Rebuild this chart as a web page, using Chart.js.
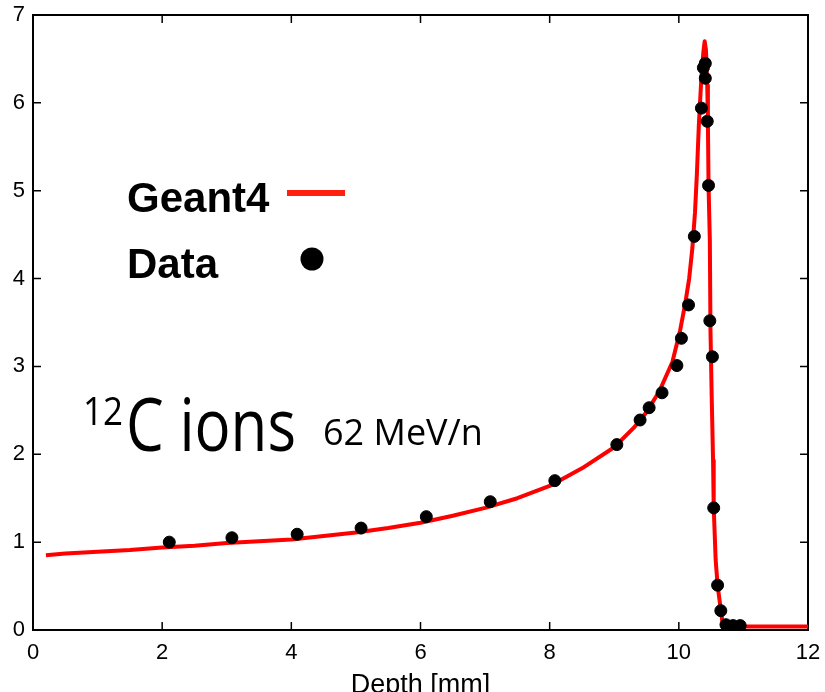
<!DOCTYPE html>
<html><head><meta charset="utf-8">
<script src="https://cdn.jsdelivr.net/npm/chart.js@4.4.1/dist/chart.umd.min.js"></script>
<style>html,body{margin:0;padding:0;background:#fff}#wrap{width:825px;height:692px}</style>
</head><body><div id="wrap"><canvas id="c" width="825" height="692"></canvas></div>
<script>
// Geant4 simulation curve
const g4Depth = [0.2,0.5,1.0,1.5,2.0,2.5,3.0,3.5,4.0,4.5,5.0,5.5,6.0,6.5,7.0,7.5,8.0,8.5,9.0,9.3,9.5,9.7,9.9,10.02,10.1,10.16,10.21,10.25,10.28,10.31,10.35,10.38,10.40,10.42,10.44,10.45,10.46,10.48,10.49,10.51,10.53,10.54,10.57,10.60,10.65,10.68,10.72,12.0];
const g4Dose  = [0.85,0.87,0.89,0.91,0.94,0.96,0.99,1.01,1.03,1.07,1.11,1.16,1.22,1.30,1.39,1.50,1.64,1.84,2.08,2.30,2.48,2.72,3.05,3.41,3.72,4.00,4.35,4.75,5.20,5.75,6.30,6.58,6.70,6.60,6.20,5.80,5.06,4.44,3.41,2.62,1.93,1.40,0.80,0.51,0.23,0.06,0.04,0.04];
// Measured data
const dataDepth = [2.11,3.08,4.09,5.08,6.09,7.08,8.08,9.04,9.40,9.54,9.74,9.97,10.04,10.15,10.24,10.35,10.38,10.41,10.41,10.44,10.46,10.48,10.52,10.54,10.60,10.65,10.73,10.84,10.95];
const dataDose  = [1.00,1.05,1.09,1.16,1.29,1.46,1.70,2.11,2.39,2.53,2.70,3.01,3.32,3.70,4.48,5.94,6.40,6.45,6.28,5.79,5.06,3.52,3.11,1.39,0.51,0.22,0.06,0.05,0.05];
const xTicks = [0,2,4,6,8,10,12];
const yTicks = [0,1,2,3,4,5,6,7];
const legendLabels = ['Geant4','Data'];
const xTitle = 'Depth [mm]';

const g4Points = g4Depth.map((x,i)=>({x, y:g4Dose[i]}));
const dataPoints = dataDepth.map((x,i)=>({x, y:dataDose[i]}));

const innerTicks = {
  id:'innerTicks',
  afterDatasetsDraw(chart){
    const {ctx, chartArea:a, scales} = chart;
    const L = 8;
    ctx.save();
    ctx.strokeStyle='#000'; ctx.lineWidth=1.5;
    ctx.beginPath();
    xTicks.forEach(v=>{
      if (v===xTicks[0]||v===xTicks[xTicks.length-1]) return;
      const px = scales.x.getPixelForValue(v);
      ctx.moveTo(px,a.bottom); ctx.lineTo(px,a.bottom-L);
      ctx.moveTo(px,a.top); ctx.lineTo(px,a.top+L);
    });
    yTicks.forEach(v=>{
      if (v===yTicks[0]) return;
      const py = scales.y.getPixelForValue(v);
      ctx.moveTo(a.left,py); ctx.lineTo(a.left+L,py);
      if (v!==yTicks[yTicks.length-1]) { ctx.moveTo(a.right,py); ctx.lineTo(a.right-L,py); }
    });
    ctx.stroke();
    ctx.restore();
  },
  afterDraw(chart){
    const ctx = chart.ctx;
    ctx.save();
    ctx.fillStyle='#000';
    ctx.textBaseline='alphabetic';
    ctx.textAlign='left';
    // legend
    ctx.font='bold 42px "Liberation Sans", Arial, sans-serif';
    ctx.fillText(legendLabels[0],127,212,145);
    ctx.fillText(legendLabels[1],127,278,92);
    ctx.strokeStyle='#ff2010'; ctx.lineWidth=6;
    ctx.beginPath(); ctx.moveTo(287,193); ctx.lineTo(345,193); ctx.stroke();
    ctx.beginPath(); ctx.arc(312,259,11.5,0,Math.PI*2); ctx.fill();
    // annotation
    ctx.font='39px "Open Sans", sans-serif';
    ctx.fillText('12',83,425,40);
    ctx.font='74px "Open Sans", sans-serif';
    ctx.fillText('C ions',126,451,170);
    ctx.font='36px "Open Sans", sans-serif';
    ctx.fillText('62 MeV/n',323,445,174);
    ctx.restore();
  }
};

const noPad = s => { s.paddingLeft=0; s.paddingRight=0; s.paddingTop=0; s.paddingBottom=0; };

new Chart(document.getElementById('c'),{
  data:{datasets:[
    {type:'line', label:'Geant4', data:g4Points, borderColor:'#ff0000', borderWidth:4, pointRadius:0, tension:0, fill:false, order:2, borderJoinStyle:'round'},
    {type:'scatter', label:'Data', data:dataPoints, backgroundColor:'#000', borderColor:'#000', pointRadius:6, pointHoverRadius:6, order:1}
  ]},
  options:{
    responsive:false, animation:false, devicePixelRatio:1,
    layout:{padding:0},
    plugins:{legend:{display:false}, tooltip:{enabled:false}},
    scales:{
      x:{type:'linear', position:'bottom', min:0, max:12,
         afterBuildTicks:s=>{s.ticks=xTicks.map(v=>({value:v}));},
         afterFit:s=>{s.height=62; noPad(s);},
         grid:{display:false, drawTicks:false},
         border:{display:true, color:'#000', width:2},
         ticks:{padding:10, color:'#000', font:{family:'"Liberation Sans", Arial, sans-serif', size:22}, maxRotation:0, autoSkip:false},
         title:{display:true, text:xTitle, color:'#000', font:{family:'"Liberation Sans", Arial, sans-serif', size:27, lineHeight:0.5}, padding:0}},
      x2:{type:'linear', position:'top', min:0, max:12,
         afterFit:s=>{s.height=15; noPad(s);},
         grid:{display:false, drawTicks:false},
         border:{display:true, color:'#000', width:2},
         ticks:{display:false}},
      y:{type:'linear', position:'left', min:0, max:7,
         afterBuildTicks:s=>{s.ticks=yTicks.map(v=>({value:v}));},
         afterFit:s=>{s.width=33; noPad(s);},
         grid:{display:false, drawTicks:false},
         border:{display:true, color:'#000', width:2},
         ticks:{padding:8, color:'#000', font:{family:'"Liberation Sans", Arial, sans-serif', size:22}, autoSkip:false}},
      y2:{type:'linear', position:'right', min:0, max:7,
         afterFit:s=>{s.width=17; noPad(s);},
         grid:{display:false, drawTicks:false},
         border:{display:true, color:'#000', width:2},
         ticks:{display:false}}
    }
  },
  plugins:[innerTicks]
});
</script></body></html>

▸ **TASK DETAILS**
Repeat the material above verbatim. Leave the pictures behind.

▸ **FINISHED TASK**
Rebuild this chart as a web page, using Chart.js.
<!DOCTYPE html>
<html><head><meta charset="utf-8">
<script src="https://cdn.jsdelivr.net/npm/chart.js@4.4.1/dist/chart.umd.min.js"></script>
<style>html,body{margin:0;padding:0;background:#fff}#wrap{width:825px;height:692px}</style>
</head><body><div id="wrap"><canvas id="c" width="825" height="692"></canvas></div>
<script>
// Geant4 simulation curve
const g4Depth = [0.2,0.5,1.0,1.5,2.0,2.5,3.0,3.5,4.0,4.5,5.0,5.5,6.0,6.5,7.0,7.5,8.0,8.5,9.0,9.3,9.5,9.7,9.9,10.02,10.1,10.16,10.21,10.25,10.28,10.31,10.35,10.38,10.40,10.42,10.44,10.45,10.46,10.48,10.49,10.51,10.53,10.54,10.57,10.60,10.65,10.68,10.72,12.0];
const g4Dose  = [0.85,0.87,0.89,0.91,0.94,0.96,0.99,1.01,1.03,1.07,1.11,1.16,1.22,1.30,1.39,1.50,1.64,1.84,2.08,2.30,2.48,2.72,3.05,3.41,3.72,4.00,4.35,4.75,5.20,5.75,6.30,6.58,6.70,6.60,6.20,5.80,5.06,4.44,3.41,2.62,1.93,1.40,0.80,0.51,0.23,0.06,0.04,0.04];
// Measured data
const dataDepth = [2.11,3.08,4.09,5.08,6.09,7.08,8.08,9.04,9.40,9.54,9.74,9.97,10.04,10.15,10.24,10.35,10.38,10.41,10.41,10.44,10.46,10.48,10.52,10.54,10.60,10.65,10.73,10.84,10.95];
const dataDose  = [1.00,1.05,1.09,1.16,1.29,1.46,1.70,2.11,2.39,2.53,2.70,3.01,3.32,3.70,4.48,5.94,6.40,6.45,6.28,5.79,5.06,3.52,3.11,1.39,0.51,0.22,0.06,0.05,0.05];
const xTicks = [0,2,4,6,8,10,12];
const yTicks = [0,1,2,3,4,5,6,7];
const legendLabels = ['Geant4','Data'];
const xTitle = 'Depth [mm]';

const g4Points = g4Depth.map((x,i)=>({x, y:g4Dose[i]}));
const dataPoints = dataDepth.map((x,i)=>({x, y:dataDose[i]}));

const innerTicks = {
  id:'innerTicks',
  afterDatasetsDraw(chart){
    const {ctx, chartArea:a, scales} = chart;
    const L = 8;
    ctx.save();
    ctx.strokeStyle='#000'; ctx.lineWidth=1.5;
    ctx.beginPath();
    xTicks.forEach(v=>{
      if (v===xTicks[0]||v===xTicks[xTicks.length-1]) return;
      const px = scales.x.getPixelForValue(v);
      ctx.moveTo(px,a.bottom); ctx.lineTo(px,a.bottom-L);
      ctx.moveTo(px,a.top); ctx.lineTo(px,a.top+L);
    });
    yTicks.forEach(v=>{
      if (v===yTicks[0]) return;
      const py = scales.y.getPixelForValue(v);
      ctx.moveTo(a.left,py); ctx.lineTo(a.left+L,py);
      if (v!==yTicks[yTicks.length-1]) { ctx.moveTo(a.right,py); ctx.lineTo(a.right-L,py); }
    });
    ctx.stroke();
    ctx.restore();
  },
  afterDraw(chart){
    const ctx = chart.ctx;
    ctx.save();
    ctx.fillStyle='#000';
    ctx.textBaseline='alphabetic';
    ctx.textAlign='left';
    // legend
    ctx.font='bold 42px "Liberation Sans", Arial, sans-serif';
    ctx.fillText(legendLabels[0],127,212,145);
    ctx.fillText(legendLabels[1],127,278,92);
    ctx.strokeStyle='#ff2010'; ctx.lineWidth=6;
    ctx.beginPath(); ctx.moveTo(287,193); ctx.lineTo(345,193); ctx.stroke();
    ctx.beginPath(); ctx.arc(312,259,11.5,0,Math.PI*2); ctx.fill();
    // annotation
    ctx.font='39px "Open Sans", sans-serif';
    ctx.fillText('12',83,425,40);
    ctx.font='74px "Open Sans", sans-serif';
    ctx.fillText('C ions',126,451,170);
    ctx.font='36px "Open Sans", sans-serif';
    ctx.fillText('62 MeV/n',323,445,174);
    ctx.restore();
  }
};

const noPad = s => { s.paddingLeft=0; s.paddingRight=0; s.paddingTop=0; s.paddingBottom=0; };

new Chart(document.getElementById('c'),{
  data:{datasets:[
    {type:'line', label:'Geant4', data:g4Points, borderColor:'#ff0000', borderWidth:4, pointRadius:0, tension:0, fill:false, order:2, borderJoinStyle:'round'},
    {type:'scatter', label:'Data', data:dataPoints, backgroundColor:'#000', borderColor:'#000', pointRadius:6, pointHoverRadius:6, order:1}
  ]},
  options:{
    responsive:false, animation:false, devicePixelRatio:1,
    layout:{padding:0},
    plugins:{legend:{display:false}, tooltip:{enabled:false}},
    scales:{
      x:{type:'linear', position:'bottom', min:0, max:12,
         afterBuildTicks:s=>{s.ticks=xTicks.map(v=>({value:v}));},
         afterFit:s=>{s.height=62; noPad(s);},
         grid:{display:false, drawTicks:false},
         border:{display:true, color:'#000', width:2},
         ticks:{padding:10, color:'#000', font:{family:'"Liberation Sans", Arial, sans-serif', size:22}, maxRotation:0, autoSkip:false},
         title:{display:true, text:xTitle, color:'#000', font:{family:'"Liberation Sans", Arial, sans-serif', size:27, lineHeight:0.5}, padding:0}},
      x2:{type:'linear', position:'top', min:0, max:12,
         afterFit:s=>{s.height=15; noPad(s);},
         grid:{display:false, drawTicks:false},
         border:{display:true, color:'#000', width:2},
         ticks:{display:false}},
      y:{type:'linear', position:'left', min:0, max:7,
         afterBuildTicks:s=>{s.ticks=yTicks.map(v=>({value:v}));},
         afterFit:s=>{s.width=33; noPad(s);},
         grid:{display:false, drawTicks:false},
         border:{display:true, color:'#000', width:2},
         ticks:{padding:8, color:'#000', font:{family:'"Liberation Sans", Arial, sans-serif', size:22}, autoSkip:false}},
      y2:{type:'linear', position:'right', min:0, max:7,
         afterFit:s=>{s.width=17; noPad(s);},
         grid:{display:false, drawTicks:false},
         border:{display:true, color:'#000', width:2},
         ticks:{display:false}}
    }
  },
  plugins:[innerTicks]
});
</script></body></html>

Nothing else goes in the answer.